От издательского банкротства спасает Мельникова горный инженер Усов: он как раз в ту пору становится владельцем и редактором „Северной пчелы“ и набирает новый штат, надеясь очистить газету от булгаринской грязи. Он делает следующее: „Северную пчелу“ рассылает подписчикам в возмещение прикрытого „Русского дневника“, а Мельникова с ноября 1859 года берет к себе в штат заведовать внутренней проблематикой. Для Мельникова, уже привыкшего к редакторскому креслу, это, конечно, ощутимое понижение.
Мыслящая публика истолковывает произошедшее как знак начинающегося заката не только карьеры Мельникова, но всего обличительного направления.
Михаил Ларионович Михайлов (которому недолго уже остается до того момента, когда он вместе с Шелгуновым отпечатает в Лондоне у Герцена антиправительственную прокламацию и загремит из литературы в каторгу) проницательно подмечает в февральском номере „Русского слова“ за 1860 год:
— Отдавая полную справедливость честности обличительного направления, надо признать, что оно вновь оттесняется такими художниками, как Тургенев, Писемский, Островский и Гончаров. Имена Щедрина и Печерского, так недавно еще электризовавшие публику, отодвигаются на второй план. Глава и родоначальник обличителей Щедрин — один останется из них в истории литературы…

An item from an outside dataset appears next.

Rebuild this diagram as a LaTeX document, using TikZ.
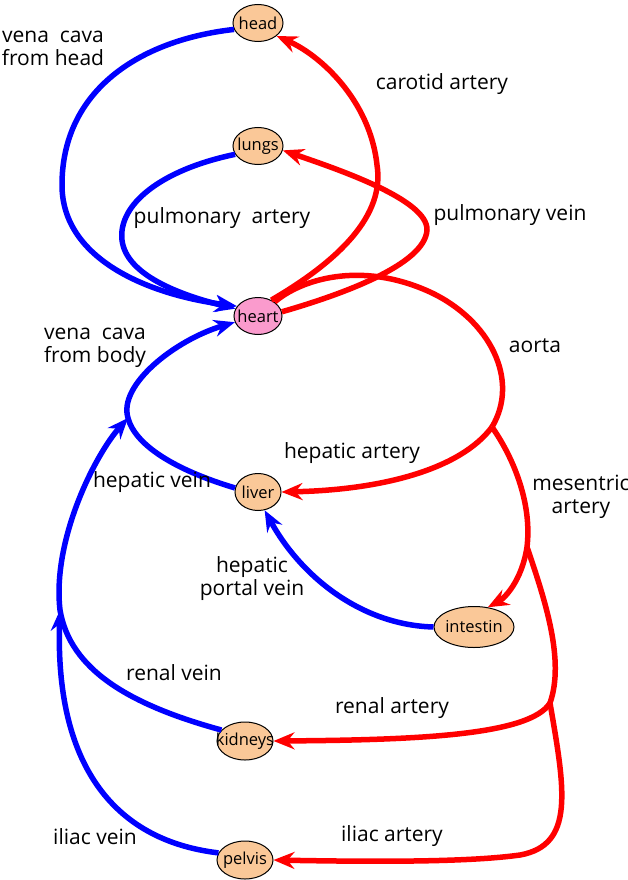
\documentclass[tikz,border=0pt]{standalone}
\usepackage{fontspec}
\setmainfont{Open Sans}
\usetikzlibrary{arrows.meta,shapes.geometric}
\definecolor{organpeach}{RGB}{250,200,152}
\definecolor{organpink} {RGB}{250,155,205}
\definecolor{veinblue}  {RGB}{0,0,255}
\definecolor{arteryred} {RGB}{255,0,0}
\tikzset{
  organ/.style={ellipse,draw=black,line width=1pt,fill=organpeach,
                inner xsep=-10pt,inner ysep=-2pt,
                minimum width=50pt,minimum height=37pt,
                font=\fontsize{16.5}{18}\selectfont,text=black},
  organheart/.style={organ,fill=organpink,minimum width=48pt},
  vessel/.style={line width=5.5pt,
                 -{Stealth[length=21pt,width=17pt,inset=7pt]}},
  vein/.style={vessel,draw=veinblue},
  artery/.style={vessel,draw=arteryred},
  trunk/.style={line width=5.5pt,draw=arteryred},
  lbl/.style={font=\fontsize{21}{23}\selectfont,align=center,
              inner sep=0pt,text=black},
}

\begin{document}
\begin{tikzpicture}[x=1pt,y=-1pt]
  \useasboundingbox (0,0) rectangle (627,880);

  \node[organ](head)          at (258,23)  {head};
  \node[organ](lungs)         at (258,146) {lungs};
  \node[organheart](heart)    at (258,316) {heart};
  \node[organ,minimum width=46pt](liver) at (258,492) {liver};
  \node[organ,minimum width=80pt,minimum height=41pt](intestin) at (474,627) {intestin};
  \node[organ,minimum width=56pt,minimum height=38pt](kidneys)  at (245,741) {kidneys};
  \node[organ,minimum width=56pt,minimum height=38pt](pelvis)   at (245,860) {pelvis};

  \coordinate (aortaJ) at (492,427);
  \coordinate (mesJ)   at (527,547);
  \coordinate (renJ)   at (550,703);
  \coordinate (hvJ)    at (128,418);
  \coordinate (rvJ)    at (60,610);

  % veins
  \draw[vein](head.195) .. controls (140,40) and (62,90) .. (62,185)
    .. controls (62,260) and (150,295) .. (heart.155);
  \draw[vein](lungs.200) .. controls (160,170) and (118,205) .. (122,240)
    .. controls (126,275) and (180,295) .. (heart.162);
  \draw[vein](liver.170) .. controls (175,470) and (135,445) .. (hvJ)
    .. controls (118,385) and (175,340) .. (heart.195);
  \draw[vein](intestin.west) .. controls (360,625) and (300,575) .. (liver.-70);
  \draw[vein](kidneys.155) .. controls (130,705) and (70,670) .. (rvJ)
    .. controls (52,540) and (95,455) .. (hvJ);
  \draw[vein](pelvis.165) .. controls (110,840) and (55,760) .. (rvJ);

  % arteries
  \draw[artery](heart.50) .. controls (340,260) and (385,215) .. (377,165)
    .. controls (370,100) and (320,55) .. (head.-35);
  \draw[artery](heart.10) .. controls (340,295) and (425,265) .. (427,230)
    .. controls (428,200) and (340,170) .. (lungs.-10);
  \draw[trunk](heart.40) .. controls (300,280) and (360,260) .. (430,292)
    .. controls (490,320) and (520,380) .. (aortaJ);
  \draw[artery](aortaJ) .. controls (460,470) and (380,490) .. (liver.east);
  \draw[artery](aortaJ) .. controls (515,460) and (532,505) .. (mesJ)
    .. controls (522,580) and (505,598) .. (intestin.55);
  \draw[trunk](mesJ) .. controls (545,600) and (565,660) .. (renJ);
  \draw[artery](renJ) .. controls (530,735) and (420,740) .. (kidneys.east);
  \draw[artery](renJ) .. controls (565,790) and (575,845) .. (520,855)
    .. controls (470,862) and (380,862) .. (pelvis.east);

  \node[lbl](lVcHead)   at (53,48)   {vena\ \ cava\\from head};
  \node[lbl](lCarotid)  at (442,84)  {carotid artery};
  \node[lbl](lPulmArt)  at (222,218) {pulmonary\ \ artery};
  \node[lbl](lPulmVein) at (510,215) {pulmonary vein};
  \node[lbl](lVcBody)   at (95,348)  {vena\ \ cava\\from body};
  \node[lbl](lAorta)    at (535,346) {aorta};
  \node[lbl](lHepArt)   at (352,453) {hepatic artery};
  \node[lbl](lHepVein)  at (152,482) {hepatic vein};
  \node[lbl](lMesArt)   at (581,497) {mesentric\\artery};
  \node[lbl](lPortal)   at (252,579) {hepatic\\portal vein};
  \node[lbl](lRenVein)  at (174,673) {renal vein};
  \node[lbl](lRenArt)   at (392,708) {renal artery};
  \node[lbl](lIlVein)   at (95,837)  {iliac vein};
  \node[lbl](lIlArt)    at (392,836) {iliac artery};
\end{tikzpicture}
\end{document}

Еще одну сторону разворачивающейся драмы приоткрывают нам события в Литературном фонде.
Салтыков–Щедрин — Анненкову из Рязани, 16 января 1860 года:
„Правда ли, что Мельникова не допустили даже баллотироваться в члены Общества вспомоществования бедным литераторам? и что Тургенев по этому случаю держал речь, в которой публично заявил некоторые не совсем опрятные факты из жизни этого Robert–Macaire'a? (тип ловкого и беспринципного устроителя своих дел в одноименной пьесе Бенжамена Антье и Фредерика Леметра. — Л.А.) Если это правда, то мне все–таки жаль Мельникова, потому что если он и подлец, то подлец не злостный, а по приказанью“.
Таковы акции Мельникова в глазах общественности при начале его работы в „Северной пчеле“…
Надо сказать, что реальное участие его в этом органе оказывается много тусклее, во всяком случае, по реальным публикациям, нежели можно было бы ожидать и нежели ожидает публика, видящая в Мельникове чуть ли не фактического редактора газеты. Парочка этнографических зарисовок „для нижних столбцов“. Исторический анекдот об Аракчееве. Материалы к биографии княжны Таракановой… Печерский почти исчезает как современный писатель, Мельников же теплится как этнограф, краевед и историк. Впоследствии, уже после разрыва с „Современником“, создастся впечатление, будто Мельников ушел в историю из–за того, что потерпел поражение в публицистической схватке с левыми, но это не так. Он уходит раньше, по внутренней логике развития. „Письма о расколе“ печатаются в „Северной пчеле“ за полгода до того, как вспыхивает роковой пожар на Апраксином дворе. К моменту разрыва эти „Письма“ уже изданы, они становятся яблоком раздора „задним числом“. Сам же разрыв неслышно готовится на протяжении трех лет, и все это время „Современник“ продолжает по инерции рекламировать А.Печерского как своего автора. Меж тем ситуация усложняется день ото дня: и от внутренних причин, и под воздействием влияний парижских и лондонских.
На 1861 год Некрасов объявляет: „…По отделу словесности обещали… свои повести: Тургенев, Потехин, Печерский и другие…“
Тургенев (еще в октябре просивший Панаева не объявлять его) жалуется Герцену в Лондон: „…Я велел им сказать, чтоб они не помещали моего имени в числе сотрудников, — а они взяли да поместили его в самом конце, в числе прохвостов…“ (выделено мной. — Л.А.).